§ **Problem description**: Look for "this" in each line of the entries, and return the matching lines.

§ **Provided information**:
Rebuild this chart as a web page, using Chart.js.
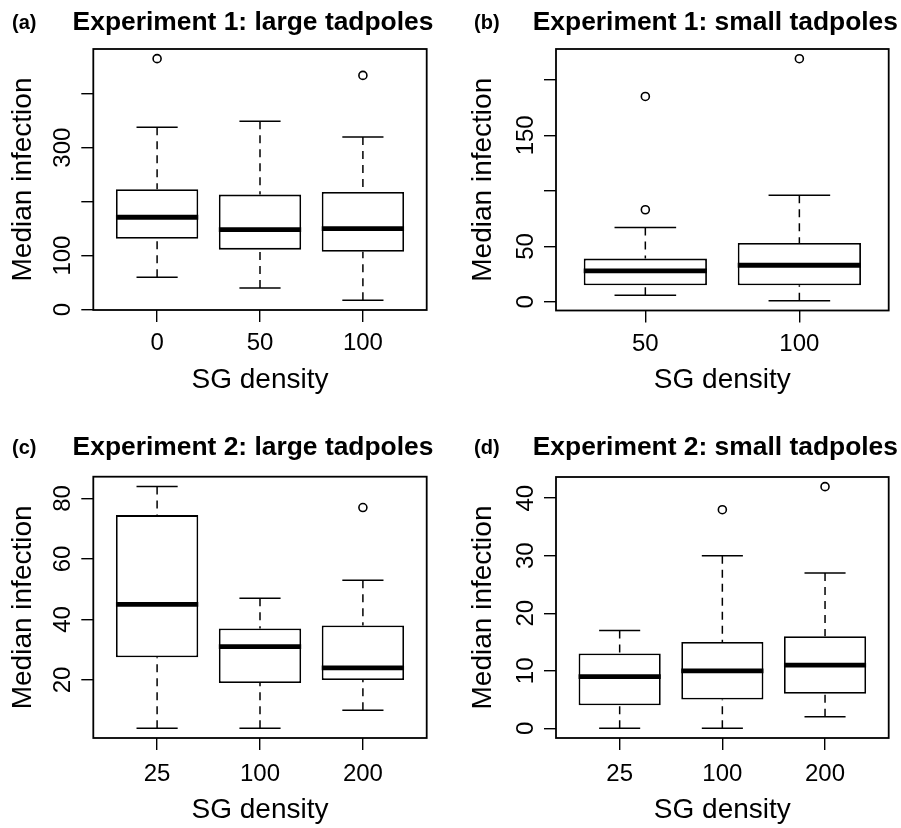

---

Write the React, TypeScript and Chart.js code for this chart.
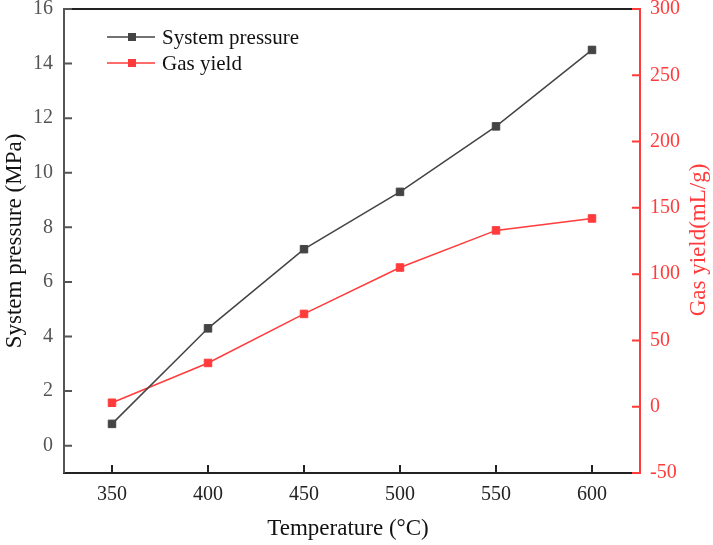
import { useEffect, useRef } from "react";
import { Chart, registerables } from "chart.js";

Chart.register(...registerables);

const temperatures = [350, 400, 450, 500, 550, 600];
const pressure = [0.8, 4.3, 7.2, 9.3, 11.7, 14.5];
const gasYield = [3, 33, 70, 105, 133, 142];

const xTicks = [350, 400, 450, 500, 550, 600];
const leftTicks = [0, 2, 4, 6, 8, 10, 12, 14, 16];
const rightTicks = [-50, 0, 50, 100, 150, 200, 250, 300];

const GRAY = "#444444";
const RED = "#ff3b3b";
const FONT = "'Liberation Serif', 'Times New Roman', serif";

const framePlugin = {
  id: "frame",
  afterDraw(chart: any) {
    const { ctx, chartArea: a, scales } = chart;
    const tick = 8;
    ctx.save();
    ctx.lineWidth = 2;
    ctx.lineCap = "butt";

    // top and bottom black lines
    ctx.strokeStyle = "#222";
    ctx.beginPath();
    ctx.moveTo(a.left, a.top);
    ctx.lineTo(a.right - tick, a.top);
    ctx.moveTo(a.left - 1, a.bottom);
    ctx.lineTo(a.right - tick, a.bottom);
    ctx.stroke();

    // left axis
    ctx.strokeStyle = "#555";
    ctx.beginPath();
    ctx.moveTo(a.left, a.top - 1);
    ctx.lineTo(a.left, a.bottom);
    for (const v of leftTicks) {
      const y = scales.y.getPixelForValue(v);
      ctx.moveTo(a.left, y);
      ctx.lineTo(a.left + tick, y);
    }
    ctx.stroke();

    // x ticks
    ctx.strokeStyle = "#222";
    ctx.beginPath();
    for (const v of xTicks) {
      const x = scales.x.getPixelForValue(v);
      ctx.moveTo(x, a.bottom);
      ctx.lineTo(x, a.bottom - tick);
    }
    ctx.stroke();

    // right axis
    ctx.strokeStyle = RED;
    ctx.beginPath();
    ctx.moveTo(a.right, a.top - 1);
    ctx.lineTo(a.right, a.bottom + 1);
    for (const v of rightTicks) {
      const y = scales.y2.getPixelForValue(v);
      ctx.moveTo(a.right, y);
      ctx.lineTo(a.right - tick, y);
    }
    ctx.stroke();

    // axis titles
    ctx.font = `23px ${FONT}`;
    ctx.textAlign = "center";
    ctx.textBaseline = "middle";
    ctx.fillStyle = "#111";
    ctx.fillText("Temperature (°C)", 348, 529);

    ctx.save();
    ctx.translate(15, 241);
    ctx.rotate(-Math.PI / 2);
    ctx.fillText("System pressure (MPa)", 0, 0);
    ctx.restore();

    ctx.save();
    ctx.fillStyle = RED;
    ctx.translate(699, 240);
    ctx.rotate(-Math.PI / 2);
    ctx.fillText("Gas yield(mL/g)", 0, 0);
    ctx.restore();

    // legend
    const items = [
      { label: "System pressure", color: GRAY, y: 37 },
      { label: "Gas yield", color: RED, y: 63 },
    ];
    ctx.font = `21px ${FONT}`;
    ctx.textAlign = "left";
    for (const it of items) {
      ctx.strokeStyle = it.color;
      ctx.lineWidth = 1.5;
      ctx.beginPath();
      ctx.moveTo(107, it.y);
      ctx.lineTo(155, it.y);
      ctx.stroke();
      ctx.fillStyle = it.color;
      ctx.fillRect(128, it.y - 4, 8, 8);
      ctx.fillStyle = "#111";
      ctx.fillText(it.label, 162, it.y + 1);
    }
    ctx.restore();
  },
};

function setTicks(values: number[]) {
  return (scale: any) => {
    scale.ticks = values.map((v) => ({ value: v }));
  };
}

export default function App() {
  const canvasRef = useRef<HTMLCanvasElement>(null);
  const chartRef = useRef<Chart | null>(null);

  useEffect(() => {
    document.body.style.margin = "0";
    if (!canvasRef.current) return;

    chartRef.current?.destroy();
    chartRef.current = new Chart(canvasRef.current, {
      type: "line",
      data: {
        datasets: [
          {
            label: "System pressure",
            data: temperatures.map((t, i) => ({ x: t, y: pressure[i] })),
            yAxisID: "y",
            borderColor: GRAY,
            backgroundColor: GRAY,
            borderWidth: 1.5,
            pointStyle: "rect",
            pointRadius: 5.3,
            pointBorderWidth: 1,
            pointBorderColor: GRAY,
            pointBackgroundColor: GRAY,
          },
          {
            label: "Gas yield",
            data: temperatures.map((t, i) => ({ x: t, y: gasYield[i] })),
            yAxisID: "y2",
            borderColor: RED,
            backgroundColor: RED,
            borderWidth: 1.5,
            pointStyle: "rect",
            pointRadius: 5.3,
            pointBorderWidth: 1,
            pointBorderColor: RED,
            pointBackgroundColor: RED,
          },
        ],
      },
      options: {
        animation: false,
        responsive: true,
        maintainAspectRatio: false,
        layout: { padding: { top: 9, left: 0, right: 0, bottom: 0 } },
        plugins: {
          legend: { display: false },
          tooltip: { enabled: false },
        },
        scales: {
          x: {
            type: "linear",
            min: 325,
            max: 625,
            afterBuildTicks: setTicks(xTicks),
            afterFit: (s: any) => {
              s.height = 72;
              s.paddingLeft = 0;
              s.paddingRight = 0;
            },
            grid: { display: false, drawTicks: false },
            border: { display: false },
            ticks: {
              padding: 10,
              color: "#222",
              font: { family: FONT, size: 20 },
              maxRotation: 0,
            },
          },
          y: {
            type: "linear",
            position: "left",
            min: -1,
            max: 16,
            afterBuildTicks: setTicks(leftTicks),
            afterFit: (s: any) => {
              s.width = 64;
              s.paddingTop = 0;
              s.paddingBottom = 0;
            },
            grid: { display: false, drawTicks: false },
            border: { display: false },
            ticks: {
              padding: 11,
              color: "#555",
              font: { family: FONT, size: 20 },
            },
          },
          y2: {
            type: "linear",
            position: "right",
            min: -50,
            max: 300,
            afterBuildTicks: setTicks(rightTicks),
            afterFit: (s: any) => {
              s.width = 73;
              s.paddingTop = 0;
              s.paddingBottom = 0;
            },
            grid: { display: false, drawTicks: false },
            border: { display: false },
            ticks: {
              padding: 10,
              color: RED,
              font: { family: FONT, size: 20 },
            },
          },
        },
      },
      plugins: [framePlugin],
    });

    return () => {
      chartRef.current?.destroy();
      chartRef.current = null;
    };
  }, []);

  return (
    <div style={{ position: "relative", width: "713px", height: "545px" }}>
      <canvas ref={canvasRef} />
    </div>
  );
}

§ **Solution to the exercise**:
Rebuild this chart as a web page, using Chart.js.
Write the React, TypeScript and Chart.js code for this chart.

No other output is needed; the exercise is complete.